Kahle: Da ist eine gehörige Portion kriminelle Energie enthalten und trotzdem geben wir die Hoffnung nicht auf, dass es gelingt, und sehr häufig gelingt es.
Spengler: Wie ist denn Ihre Erfolgsquote?
Kahle: Unsere Erfolgsquote liegt zurzeit bei 20 Prozent der erwischten, ertappten Schwarzarbeiter. Bei einem Fünftel unserer Delinquenten ist es gelungen, in die Legalität zu kommen, wobei wir ihn auch begleiten, nicht nach dem Motto, jetzt habe ich mich legalisiert, anschließend mache ich schwarz weiter. Nein, der bleibt im Fokus der Ermittler.
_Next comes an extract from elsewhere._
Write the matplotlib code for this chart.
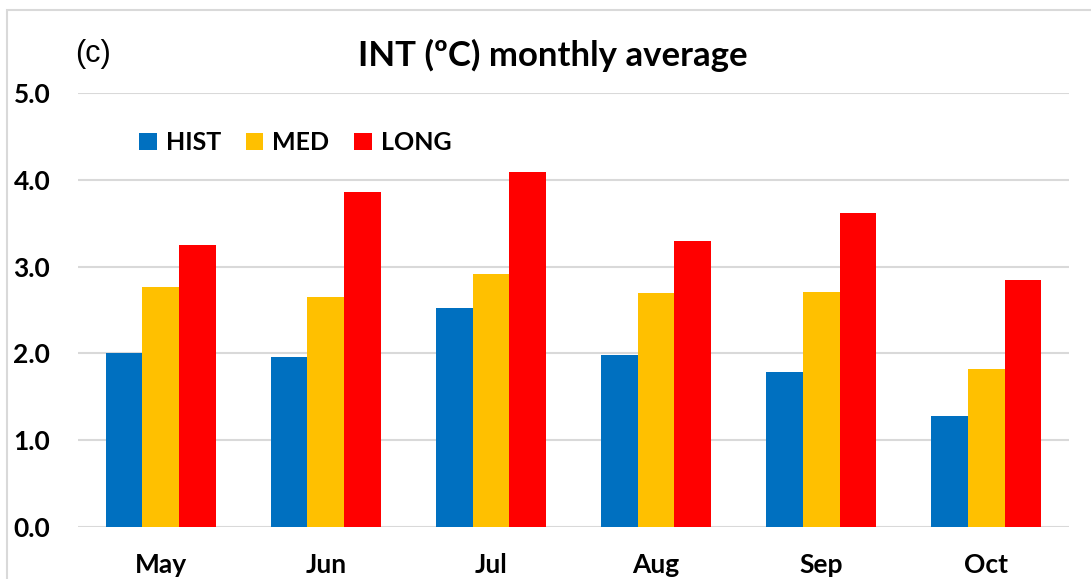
import numpy as np
import matplotlib.pyplot as plt
from matplotlib.patches import Rectangle

months = ['May', 'Jun', 'Jul', 'Aug', 'Sep', 'Oct']
hist = [2.00, 1.96, 2.52, 1.98, 1.79, 1.28]
med = [2.76, 2.65, 2.91, 2.70, 2.71, 1.82]
long_ = [3.25, 3.86, 4.09, 3.30, 3.62, 2.85]
series_names = ['HIST', 'MED', 'LONG']
colors = ['#0070C0', '#FFC000', '#FF0000']
yticks = [0.0, 1.0, 2.0, 3.0, 4.0, 5.0]

plt.rcParams['font.family'] = ['Lato', 'DejaVu Sans']

fig = plt.figure(figsize=(10.91, 5.79), dpi=100)
fig.patches.append(Rectangle((7 / 1091, -0.1), 1.2, 1 - 10 / 579 + 0.1,
                             transform=fig.transFigure, fill=False,
                             edgecolor='#d9d9d9', linewidth=1.5))

ax = fig.add_axes([78 / 1091, 1 - 527 / 579, (1069 - 78) / 1091, (527 - 93) / 579])
x = np.arange(len(months))
w = 0.222
for i, (vals, name) in enumerate(zip([hist, med, long_], series_names)):
    ax.bar(x + (i - 1) * w, vals, w, color=colors[i], label=name, zorder=3)

ax.set_xlim(-0.5, len(months) - 0.5)
ax.set_ylim(0, 5)
ax.set_yticks(yticks)
ax.set_yticklabels(['%.1f' % v for v in yticks], fontsize=19, fontweight='bold')
ax.set_xticks(x)
ax.set_xticklabels(months, fontsize=19, fontweight='bold')
ax.tick_params(axis='both', length=0)
ax.tick_params(axis='y', pad=20)
ax.tick_params(axis='x', pad=19)
ax.grid(axis='y', color='#d9d9d9', linewidth=1.5, zorder=0)
for s in ax.spines.values():
    s.set_visible(False)

leg = ax.legend(loc='center left', bbox_to_anchor=(0.062, 0.885), ncol=3, frameon=False,
                prop={'size': 18, 'weight': 'bold'}, handlelength=0.7, handleheight=0.7,
                handletextpad=0.35, columnspacing=1.0, borderaxespad=0, borderpad=0)

fig.text(553 / 1091, 1 - 55 / 579, 'INT (ºC) monthly average', ha='center', va='center',
         fontsize=25, fontweight='bold')
fig.text(75 / 1091, 1 - 54 / 579, '(c)', ha='left', va='center', fontsize=22,
         family=['Liberation Sans', 'DejaVu Sans'])

fig.savefig('out.png', dpi=100)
Spengler: Aber die Quote ist noch steigerungsfähig. Was benötigen Sie denn, um noch besser zu sein?
Kahle: Noch besser zu sein, natürlich die politische Unterstützung. Wir fordern zum Beispiel, dass die Rechte der kommunalen Fahnder gleichgestellt werden mit den Rechten der Bediensteten der Hauptzollämter.
Spengler: Was heißt das? Was dürfen die, was Sie nicht dürfen?
Kahle: Ich kann das an einem Beispiel mal plastisch darstellen.
Spengler: Aber kurz, weil wir so viel Zeit nicht mehr haben, Herr Kahle.
Kahle: Ein Schwarzarbeiter, der in der Zeitung wirbt, mit einer Zeitungsannonce, mit einer Telefonnummer. Nur im Rahmen eines Auskunftsersuchens, einer zeugenschaftlichen Befragung des Telekommunikationsanbieters kann ich hier als Zeuge diese Firma vernehmen und kriege dann die Antworten. Bei den Dienstkräften des Hauptzollamtes ist es einfacher. Die gehen zur Regulierungsbehörde der Telekommunikation und kriegen sofort auf dem kurzen Dienstweg, will ich mal sagen, diese Antworten. Das sind solche Rechte, die dort erweitert werden müssen. Und der Bürokratieabbau ist ganz, ganz wichtig.
Spengler: Heinrich Kahle, Schwarzarbeit-Fahnder in Niedersachsen. Danke für das Gespräch. Es gibt gesetzlich noch einiges zu tun, haben wir gelernt.